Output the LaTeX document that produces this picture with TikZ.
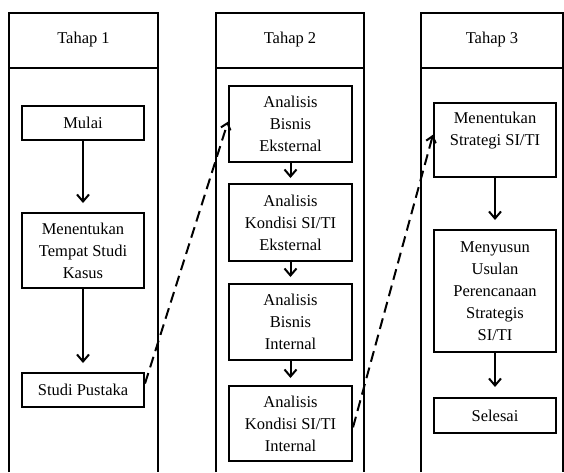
\documentclass[tikz,border=0pt]{standalone}
\usepackage{fontspec}
\setmainfont{Liberation Serif}
\usetikzlibrary{arrows.meta,calc}
\begin{document}
\begin{tikzpicture}[x=1pt,y=-1pt,
  frame/.style={line width=2pt},
  box/.style={draw,line width=2pt,align=center,inner sep=0pt,font=\fontsize{16.5}{22}\selectfont},
  boxtext/.style={align=center,inner sep=0pt,font=\fontsize{16.5}{22}\selectfont},
  head/.style={font=\fontsize{16.5}{22}\selectfont},
  flow/.style={line width=2pt,-{Straight Barb[length=7pt,width=12pt,line width=2pt]}},
  jump/.style={line width=2pt,dash pattern=on 11pt off 6pt,-{Straight Barb[length=6pt,width=10pt,line width=2pt]}}]
\useasboundingbox (0,0) rectangle (564,472);
% frames
\draw[frame] (9,472) -- (9,13) -- (158,13) -- (158,472);
\draw[frame] (9,68) -- (158,68);
\draw[frame] (216,472) -- (216,13) -- (364,13) -- (364,472);
\draw[frame] (216,68) -- (364,68);
\draw[frame] (421,472) -- (421,13) -- (563,13) -- (563,472);
\draw[frame] (421,68) -- (563,68);
\node[head] (t1) at (83.5,40) {Tahap 1};
\node[head] (t2) at (290,40) {Tahap 2};
\node[head] (t3) at (492,40) {Tahap 3};
% column 1
\node[box,minimum width=122pt,minimum height=34pt] (mulai) at (83,123) {Mulai};
\node[box,minimum width=122pt,minimum height=75pt] (tempat) at (83,250.5) {Menentukan\\Tempat Studi\\Kasus};
\node[box,minimum width=122pt,minimum height=34pt] (studi) at (83,390) {Studi Pustaka};
% column 2
\node[box,minimum width=123pt,minimum height=76pt] (abe) at (290.5,124) {Analisis\\Bisnis\\Eksternal};
\node[box,minimum width=123pt,minimum height=77pt] (ake) at (290.5,222.5) {Analisis\\Kondisi SI/TI\\Eksternal};
\node[box,minimum width=123pt,minimum height=76pt] (abi) at (290.5,322) {Analisis\\Bisnis\\Internal};
\node[box,minimum width=123pt,minimum height=75pt] (aki) at (290.5,423.5) {Analisis\\Kondisi SI/TI\\Internal};
% column 3
\node[box,minimum width=122pt,minimum height=74pt] (strat) at (495,140) {};
\node[boxtext] (strattxt) at (495,131) {Menentukan\\Strategi SI/TI};
\node[box,minimum width=122pt,minimum height=122pt] (usul) at (495,291) {Menyusun\\Usulan\\Perencanaan\\Strategis\\SI/TI};
\node[box,minimum width=122pt,minimum height=35pt] (selesai) at (495,415.5) {Selesai};
% flow arrows
\draw[flow,shorten >=9pt] (mulai) -- (tempat);
\draw[flow,shorten >=9pt] (tempat) -- (studi);
\draw[flow,shorten >=5pt] (abe) -- (ake);
\draw[flow,shorten >=6pt] (ake) -- (abi);
\draw[flow,shorten >=7pt] (abi) -- (aki);
\draw[flow,shorten >=9pt] (strat) -- (usul);
\draw[flow,shorten >=10pt] (usul) -- (selesai);
% dashed jumps
\draw[jump] ($(studi.north east)!0.32!(studi.south east)$) -- ($(abe.north west)!0.47!(abe.south west)$);
\draw[jump] ($(aki.north east)!0.55!(aki.south east)$) -- ($(strat.north west)!0.43!(strat.south west)$);
\end{tikzpicture}
\end{document}
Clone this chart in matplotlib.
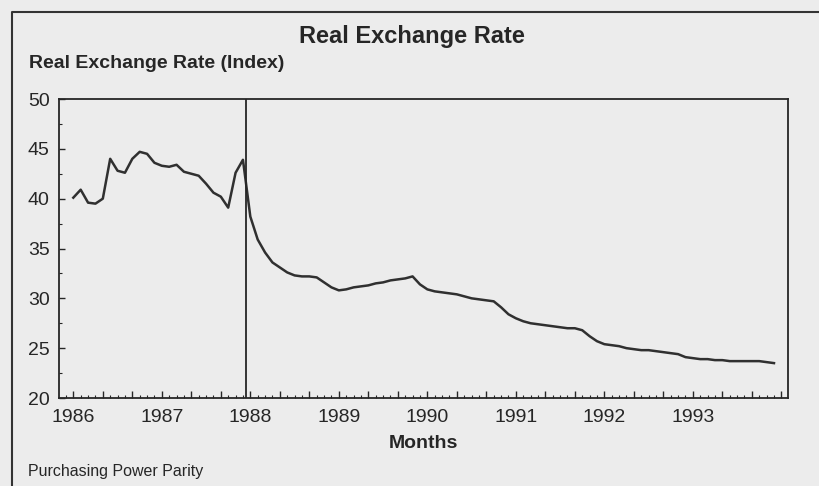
import matplotlib
matplotlib.use("Agg")
import matplotlib.pyplot as plt
from matplotlib.lines import Line2D
from matplotlib.ticker import MultipleLocator, FixedLocator, NullFormatter
import numpy as np

# ---- data (monthly, Jan 1986 .. Dec 1993) ----
values = [
    40.1, 40.9, 39.6, 39.5, 40.0, 44.0, 42.8, 42.6, 44.0, 44.7, 44.5, 43.6,   # 1986
    43.3, 43.2, 43.4, 42.7, 42.5, 42.3, 41.5, 40.6, 40.2, 39.1, 42.6, 43.9,   # 1987
    38.2, 35.9, 34.6, 33.6, 33.1, 32.6, 32.3, 32.2, 32.2, 32.1, 31.6, 31.1,   # 1988
    30.8, 30.9, 31.1, 31.2, 31.3, 31.5, 31.6, 31.8, 31.9, 32.0, 32.2, 31.4,   # 1989
    30.9, 30.7, 30.6, 30.5, 30.4, 30.2, 30.0, 29.9, 29.8, 29.7, 29.1, 28.4,   # 1990
    28.0, 27.7, 27.5, 27.4, 27.3, 27.2, 27.1, 27.0, 27.0, 26.8, 26.2, 25.7,   # 1991
    25.4, 25.3, 25.2, 25.0, 24.9, 24.8, 24.8, 24.7, 24.6, 24.5, 24.4, 24.1,   # 1992
    24.0, 23.9, 23.9, 23.8, 23.8, 23.7, 23.7, 23.7, 23.7, 23.7, 23.6, 23.5,   # 1993
]
year_labels = ["1986", "1987", "1988", "1989", "1990", "1991", "1992", "1993"]
y_ticks = [20, 25, 30, 35, 40, 45, 50]
break_month = 23.4   # vertical marker between Dec 1987 and Jan 1988

title = "Real Exchange Rate"
y_title = "Real Exchange Rate (Index)"
x_title = "Months"
source = "Purchasing Power Parity"

BG = "#ececec"
INK = "#262626"

plt.rcParams['font.family'] = ['Liberation Sans', 'DejaVu Sans']

fig = plt.figure(figsize=(8.2, 4.86), dpi=100, facecolor=BG)
W, H = 820, 486
ax = fig.add_axes([59.3 / W, 1 - 398 / H, (788 - 59.3) / W, (398 - 99) / H])
ax.set_facecolor(BG)

x = np.arange(len(values))
ax.plot(x, values, color="#303030", lw=1.8, solid_joinstyle="round")
ax.axvline(break_month, color=INK, lw=1.3)

ax.set_xlim(-1.9, 96.9)
ax.set_ylim(20, 50)

# medium ticks every 4 months, small ticks monthly; labels at each January
ax.xaxis.set_major_locator(MultipleLocator(4))
ax.xaxis.set_major_formatter(NullFormatter())
ax.xaxis.set_minor_locator(MultipleLocator(1))
ax.yaxis.set_major_locator(FixedLocator(y_ticks))
ax.yaxis.set_minor_locator(MultipleLocator(2.5))

ax.tick_params(axis="both", which="both", direction="in", color=INK, labelcolor=INK)
ax.tick_params(axis="x", which="major", length=5, width=1.0)
ax.tick_params(axis="x", which="minor", length=2.5, width=0.8)
ax.tick_params(axis="y", which="major", length=4, width=1.0, labelsize=14, pad=7)
ax.tick_params(axis="y", which="minor", length=2, width=0.8)
for s in ax.spines.values():
    s.set_color(INK)
    s.set_linewidth(1.3)

# year labels placed under each January via the axis transform
xform = ax.get_xaxis_transform()
for k, lab in enumerate(year_labels):
    ax.text(12 * k, -0.066, lab, transform=xform, ha="center", va="center",
            fontsize=14, color=INK)

fig.text(412 / W, 1 - 36 / H, title, ha="center", va="center",
         fontsize=17, fontweight="bold", color=INK)
fig.text(29 / W, 1 - 63 / H, y_title, ha="left", va="center",
         fontsize=14, fontweight="bold", color=INK)
fig.text((59.3 + 788) / 2 / W, 1 - 443 / H, x_title, ha="center", va="center",
         fontsize=14, fontweight="bold", color=INK)
fig.text(28 / W, 1 - 471 / H, source, ha="left", va="center",
         fontsize=11.5, color=INK)

# outer frame (left and top edges)
fig.add_artist(Line2D([12 / W, 12 / W, 1.0], [0.0, 1 - 12 / H, 1 - 12 / H],
                      transform=fig.transFigure, color="#333333", lw=1.5))

fig.savefig("out.png", dpi=100, facecolor=BG)
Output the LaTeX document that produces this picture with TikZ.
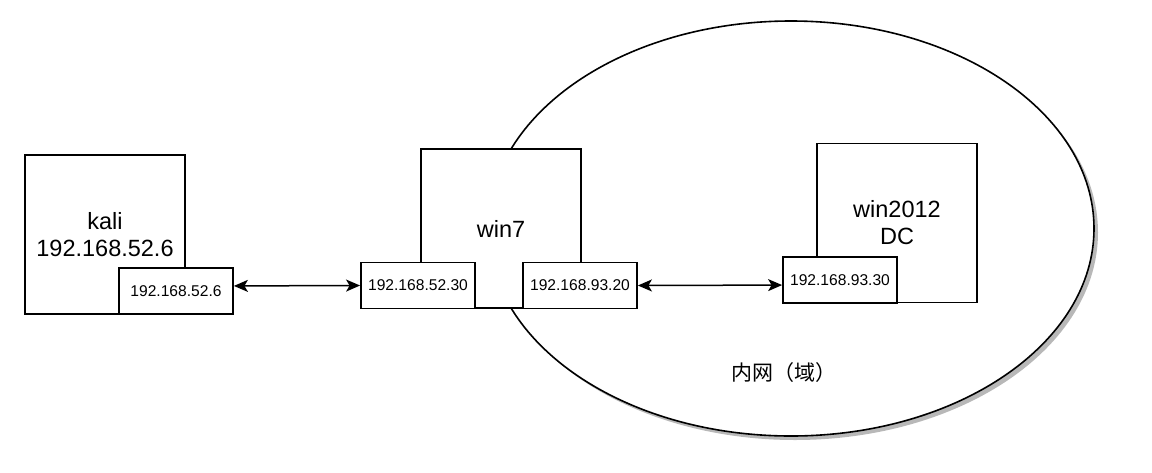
\documentclass[tikz,border=0pt]{standalone}
\usepackage{fontspec}
\setmainfont{Liberation Sans}
\newfontfamily\cjk{Noto Sans CJK SC}
\usetikzlibrary{arrows.meta,shapes.geometric}

\begin{document}
\begin{tikzpicture}[x=1pt,y=-1pt,>={Stealth[length=14pt,width=12pt,inset=3.5pt]},
    lanzone/.style={ellipse,line width=1.6pt,minimum width=606pt,minimum height=415pt},
    host/.style={draw,line width=1.8pt,fill=white,minimum width=160pt,minimum height=159pt,align=center,font=\fontsize{23.5}{27}\selectfont},
    nic/.style={draw,line width=1.8pt,fill=white,minimum width=114pt,minimum height=46pt,inner sep=0pt,font=\fontsize{15.6}{18}\selectfont},
    link/.style={<->,line width=1.5pt}]
    \useasboundingbox (0,0) rectangle (1152,472);
    \node[lanzone,fill=black!28] (lan-shadow) at (795,232.5) {};
    \node[lanzone,draw,fill=white] (lan) at (791,228.5) {};
    \node[inner sep=0pt,font=\cjk\fontsize{21}{24}\selectfont] (lan-name) at (783.5,373) {内网（域）};
    \node[host] (kali) at (105,234.5) {kali\\192.168.52.6};
    \node[host] (win7) at (501,228.5) {win7};
    \node[host] (dc) at (897,223) {win2012\\DC};
    \node[nic] (kali-ip) at (176,291) {192.168.52.6};
    \node[nic] (win7-in) at (418,285.5) {192.168.52.30};
    \node[nic] (win7-out) at (580,285.5) {192.168.93.20};
    \node[nic] (dc-ip) at (840,280) {192.168.93.30};
    \draw[link] (kali-ip.5)--(win7-in.west);
    \draw[link] (win7-out.east)--(dc-ip.185);
\end{tikzpicture}
\end{document}
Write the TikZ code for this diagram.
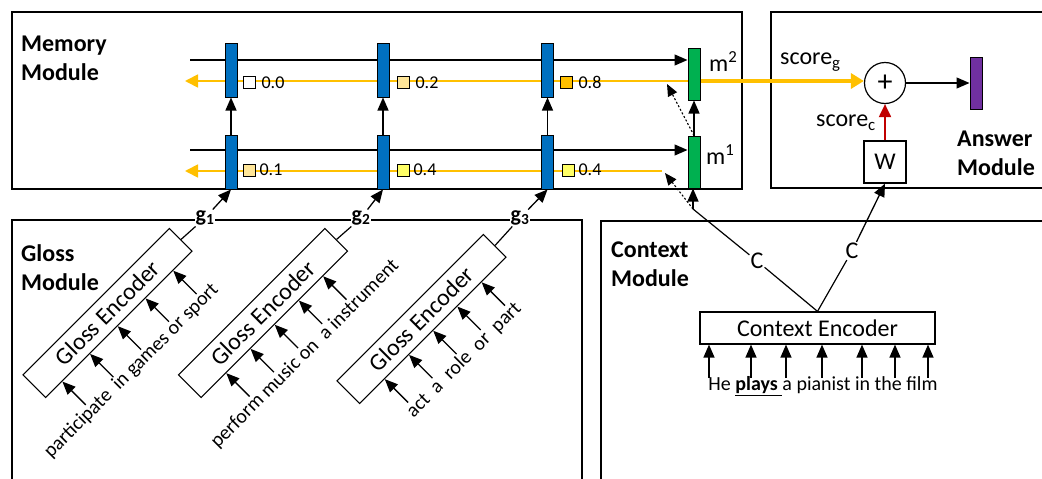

Given request: Count each line where the string "matplotlib" occurs, and write only the number.

Worked solution: 6